Not only do they have to fill in the gap in the question, they will also want to respond to the answer they get, and they’ll learn some interesting vocabulary along the way (“why bother?”, “no way!”, “forget it!”, for example).
There are plenty more wheels to choose from, some more useful than others:
Perhaps the best feature is that you can make your own wheels. Here’s a one I made for my students to practice the present continuous. They have to tell me what they are doing by using the verb that the wheel selects for them.
Was That You
This app is an old fashioned parlour game, 21st century style. There are instructions to follow and the game seems quite fun, but I prefer the idea of using at a way of asking unusual, interesting and possibly funny warmer questions at the beginning of a class. For example:
Although some of them you might want to avoid…
Was That You is available for free on iOS. As far as I can see, at the time of writing it is only available on iOS.

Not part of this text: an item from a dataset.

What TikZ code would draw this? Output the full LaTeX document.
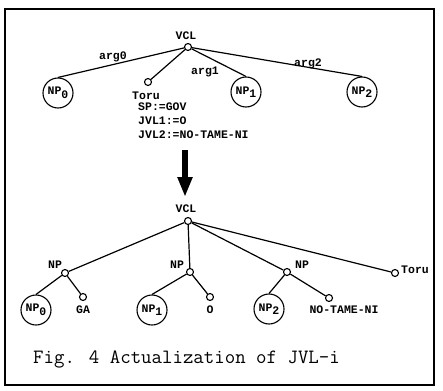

This creative writing app, designed to help you get over writer’s block, can give your students help with story writing. It starts by giving you the opening fragment of the first sentence of your story:
You continue to write until inspiration dries up. You can then ask the app to help you by pressing the thunderbolt icon at the top of the screen. It will then give you a random question or statement to encourage you to think in a different way, hopefully giving you the kickstart you need to continue.
It would be interesting to try this as a group writing activity in class. You could give all the students the same beginning sentence, and after one minute you could give them their first piece of inspiration, followed by another a couple of minutes later and so on. It would be interesting to compare how their stories develop in different ways.
Prompts is available for £1.49 on iOS. At the time of writing it is only available on iOS.
The following apps are for bloggers or teachers seeking a creative spark.
Oflow describes itself as “the only app of its kind to offer hundreds of proven creativity techniques”. It does this by giving you a variety of techniques and ideas to look at what you are creating, whether it’s a piece of writing or a lesson plan in a new way.
Oflow is available on iOS for £1.49. At the time of writing it is only available on iOS.
Originally created by Brian Eno and Peter Schmidt and first published in 1975 as a set of cards, they “are intended to help artists (particularly musicians) break creative blocks by encouraging lateral thinking.” Although at times, they are a little, well, oblique, they can also provide you with a new perspective and a moment of inspiration when you need it.
A special mention…
This app transforms your spoken words into written texts, which you can export to use however you wish. I had used it in the past, and I wasn’t particularly impressed with it, as it seemed to have great difficulty in translating my clear English teachers voice into accurate text. I was recently tempted to try it again, and it seems to have improved considerably.
I wouldn’t, however, recommend it for students. You still need to use a slightly unnatural rhythm to make it understand you, and it will still struggle if you attempt to speak naturally with words blending together and the errms and errrs that we should automatically produce. So the model of speech that the app encourages is not one that I would recommend for learners, but for writers I think it can be very useful and time-saving.